JTBの店はサロン化していく

JTB首都圏ロイヤルロード 
銀座事業部事業部長 
藤本 信

JTBの未来の店頭はどうあるべきか。その一端を示すのが、10年前に開設した「ロイヤルロード銀座」だ。上質な旅行体験を求める富裕層をターゲットに、平均70万円のパッケージツアーを販売する新業態の売り上げは前年比110~120%で推移している。
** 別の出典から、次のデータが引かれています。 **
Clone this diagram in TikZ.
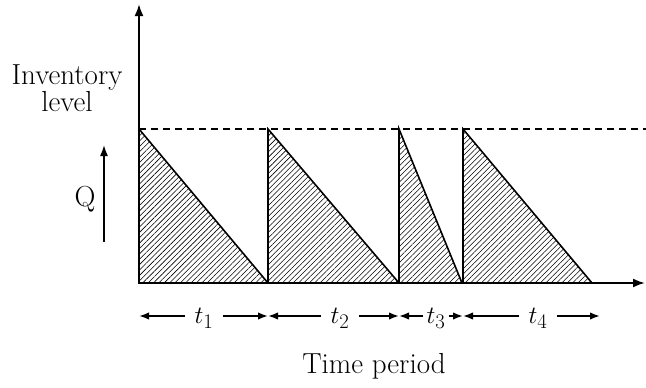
\documentclass[tikz,border=0pt]{standalone}
\usetikzlibrary{arrows.meta,patterns.meta}
\begin{document}
\begin{tikzpicture}[x=1pt,y=-1pt,
  lbl/.style={font=\fontsize{29}{27}\selectfont, inner sep=0pt, align=center},
  axisline/.style={line width=2pt, -{Latex[length=12pt,width=9pt]}},
  tri/.style={line width=1.6pt, line join=miter, pattern={Lines[angle=45,distance=3.8pt,line width=0.55pt]}},
  spanarrow/.style={line width=1.7pt, -{Latex[length=10pt,width=7.5pt]}},
  tlab/.style={font=\fontsize{29}{30}\selectfont, inner xsep=9pt, inner ysep=0pt}
]
\useasboundingbox (0,0) rectangle (646,388);
% axis points
\coordinate (O) at (139,283);
\coordinate (Ytop) at (139,4);
\coordinate (Xend) at (645,283);
\coordinate (Dl) at (139,129);
\coordinate (Dr) at (646,129);
% triangles
\draw[tri] (139,283) -- (139,129) -- (268,283) -- cycle;
\draw[tri] (268,283) -- (268,129) -- (399,283) -- cycle;
\draw[tri] (399,283) -- (399,129) -- (462,283) -- cycle;
\draw[tri] (463,283) -- (463,129) -- (592,283) -- cycle;
% dashed max level
\draw[line width=1.5pt, dash pattern=on 7pt off 5pt] (Dl) -- (Dr);
% axes
\draw[axisline] (O) -- (Ytop);
\draw[axisline] (O) -- (Xend);
% Q arrow
\coordinate (qa) at (104,242);
\coordinate (qb) at (104,145);
\draw[line width=1.6pt, -{Latex[length=11pt,width=8pt]}] (qa) -- (qb);
\node[lbl] (q) at (85,199) {Q};
% labels
\node[lbl] (inv) at (67,88) {Inventory\\level};
\node[lbl] (time) at (374,366) {Time period};
% span coordinates
\coordinate (p0) at (139,316);
\coordinate (p1) at (268,316);
\coordinate (p2) at (399,316);
\coordinate (p3) at (463,316);
\coordinate (p4) at (600,316);
\node[tlab] (t1) at (204,318) {$t_1$};
\node[tlab] (t2) at (340,318) {$t_2$};
\node[tlab,inner xsep=3pt] (t3) at (436,318) {$t_3$};
\node[tlab] (t4) at (538,318) {$t_4$};
\draw[spanarrow] (t1.west |- p0) -- (p0);
\draw[spanarrow] (t1.east |- p0) -- (p1);
\draw[spanarrow] (t2.west |- p0) -- (p1);
\draw[spanarrow] (t2.east |- p0) -- (p2);
\draw[spanarrow] (t3.west |- p0) -- (p2);
\draw[spanarrow] (t3.east |- p0) -- (p3);
\draw[spanarrow] (t4.west |- p0) -- (p3);
\draw[spanarrow] (t4.east |- p0) -- (p4);
\end{tikzpicture}
\end{document}
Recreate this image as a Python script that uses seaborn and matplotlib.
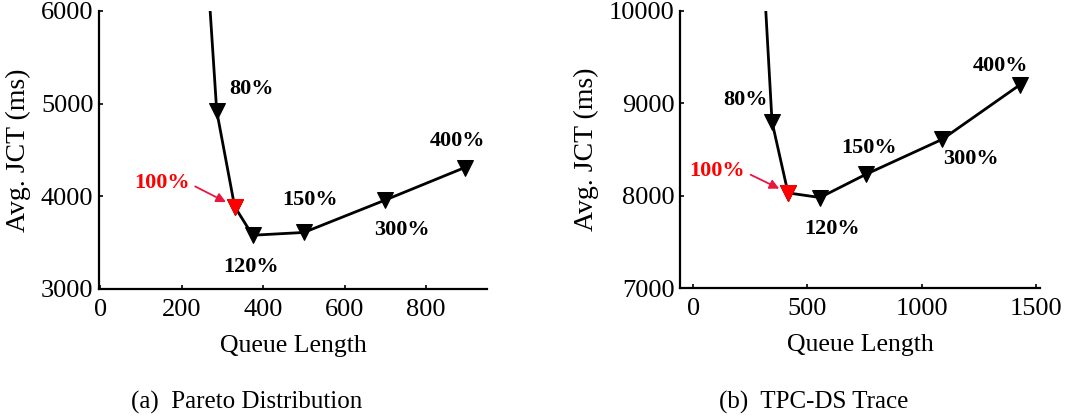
import matplotlib
matplotlib.use("Agg")
import matplotlib.pyplot as plt
import seaborn as sns
import pandas as pd

# Queue length scaling factors (first one lies above the plotted range)
scales = ["60%", "80%", "100%", "120%", "150%", "300%", "400%"]

# (a) Pareto distribution
pareto_queue = [252, 286, 330, 374, 500, 700, 895]
pareto_jct = [7200, 4920, 3890, 3580, 3610, 3960, 4310]

# (b) TPC-DS trace
tpcds_queue = [295, 345, 415, 555, 755, 1090, 1430]
tpcds_jct = [11000, 8800, 8030, 7980, 8230, 8610, 9200]

highlight = "100%"

sns.set_theme(style="ticks")
plt.rcParams["font.family"] = ["Liberation Serif", "DejaVu Serif"]
plt.rcParams.update({"text.color": "black", "axes.labelcolor": "black",
                     "xtick.color": "black", "ytick.color": "black"})

fig = plt.figure(figsize=(10.79, 4.19), dpi=100)
ax_a = fig.add_axes([0.0918, 0.3103, 0.3596, 0.6635])
ax_b = fig.add_axes([0.6302, 0.3126, 0.3336, 0.6612])

# label offsets in pixels relative to each marker
offsets_a = {"80%": (35, 22), "100%": (-73, 24), "120%": (-1, -32),
             "150%": (6, 32), "300%": (17, -30), "400%": (-7, 27)}
offsets_b = {"80%": (-27, 22), "100%": (-71, 22), "120%": (12, -31),
             "150%": (3, 26), "300%": (29, -20), "400%": (-19, 19)}


def draw(ax, queue, jct, offsets, xlim, ylim, xticks, yticks):
    df = pd.DataFrame({"queue": queue, "jct": jct, "scale": scales})
    sns.lineplot(data=df, x="queue", y="jct", sort=False, color="black",
                 linewidth=2.0, marker="v", markersize=11,
                 markeredgecolor="black", ax=ax)
    hl = df[df["scale"] == highlight]
    sns.lineplot(data=hl, x="queue", y="jct", color="red", linestyle="none",
                 marker="v", markersize=11, markeredgecolor="red", ax=ax)
    for _, row in df.iterrows():
        if row["scale"] not in offsets:
            continue
        dx, dy = offsets[row["scale"]]
        if row["scale"] == highlight:
            ax.annotate(row["scale"], xy=(row["queue"], row["jct"]),
                        xytext=(dx, dy), textcoords="offset pixels",
                        ha="center", va="center", fontsize=16,
                        fontweight="bold", color="red",
                        arrowprops=dict(arrowstyle="-|>", color="#e8173f",
                                        lw=1.3, relpos=(1.0, 0.45),
                                        shrinkA=2, shrinkB=7,
                                        mutation_scale=14))
        else:
            ax.annotate(row["scale"], xy=(row["queue"], row["jct"]),
                        xytext=(dx, dy), textcoords="offset pixels",
                        ha="center", va="center", fontsize=16,
                        fontweight="bold", color="black")
    ax.set_xlim(*xlim)
    ax.set_ylim(*ylim)
    ax.set_xticks(xticks)
    ax.set_yticks(yticks)
    ax.tick_params(direction="in", length=3, width=1.2, labelsize=19,
                   colors="black")
    ax.tick_params(axis="x", pad=7)
    ax.tick_params(axis="y", pad=4)
    ax.set_xlabel("Queue Length", fontsize=18.5, labelpad=10)
    ax.set_ylabel("Avg. JCT (ms)", fontsize=20, labelpad=7)
    sns.despine(ax=ax)
    for s in ("left", "bottom"):
        ax.spines[s].set_linewidth(1.6)
        ax.spines[s].set_color("black")


draw(ax_a, pareto_queue, pareto_jct, offsets_a, (-3, 950), (3000, 6000),
     [0, 200, 400, 600, 800], [3000, 4000, 5000, 6000])
draw(ax_b, tpcds_queue, tpcds_jct, offsets_b, (-58, 1518), (7000, 10000),
     [0, 500, 1000, 1500], [7000, 8000, 9000, 10000])

fig.text(0.229, 0.04, "(a)  Pareto Distribution", ha="center", va="center",
         fontsize=18, transform=fig.transFigure)
fig.text(0.754, 0.04, "(b)  TPC-DS Trace", ha="center", va="center",
         fontsize=18, transform=fig.transFigure)

fig.savefig("out.png", dpi=100)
「パッケージとはいえ、カスタマイズする部分が多いので、営業も一件一件、お客様のご自宅にうかがってお話をまとめることが多く、オーダーメードの営業ですね。高級な旅行商品を販売する旅行会社はほかにもありますが、やはりJTBブランドへの信頼感は厚い。そうした期待に応えるために、なかなか入手しづらいオペラのチケットを確保したり、通常であれば数カ月先まで予約が取れないレストランを手配するなど、限られたお客様へのサービスに力を入れています」(JTB首都圏ロイヤルロード銀座事業部事業部長の藤本信)。

車を運転してヨーロッパを回りたいが、道に迷いたくない、かといって隣にナビゲーターがいるのでは旅行気分が楽しめない、という客のリクエストにも難なく応えてきた藤本の役回りは限りなくコンシェルジュに近い。

「ロイヤルロード銀座」は全国に6店。スタッフの数は約100人。つまり100人のコンシェルジュが育成されていることになる。これこそが、「ロイヤルロード銀座」の狙いだ。田川は言う。

「新しい富裕層戦略を展開する意味もありますが、ここで鍛えた社員を全国に配置するのも目的の一つ。最終的にはJTBの店はサロン化していかなくてはいけないと思っています。いま提携店を含めると1000店ぐらい店がありますが、これから10年は持つとしても、20年先、30年先を考えたら、コンシェルジュ的機能を持った店にどんどん淘汰される。ネットは予約装置としては最強ですよ。お客様にただパンフレットを見せて説明するだけならネットで十分。パンフもそのうちiPadに取って代わられてなくなるかもしれない。ネットで販売する商品と店を構えて店頭で売る商品の意味を明確に出していく時期はそう遠くない。分社化して10周年を迎える15年度までにははっきりとそういう流れがくるのではないか」

客を旅へと誘い、新しい価値や体験、適切なソリューションを提供する。国内であれ海外であれ、個人であれ法人であれ、その働きかけをするのが店舗や支店の役割だ。店舗を支える人材を育成するため、JTBグループでは年間1500億円を人件費に費やしている。人材こそ最大の投資だと考えるからだ。これこそ、JTBの一番の持ち味だろう。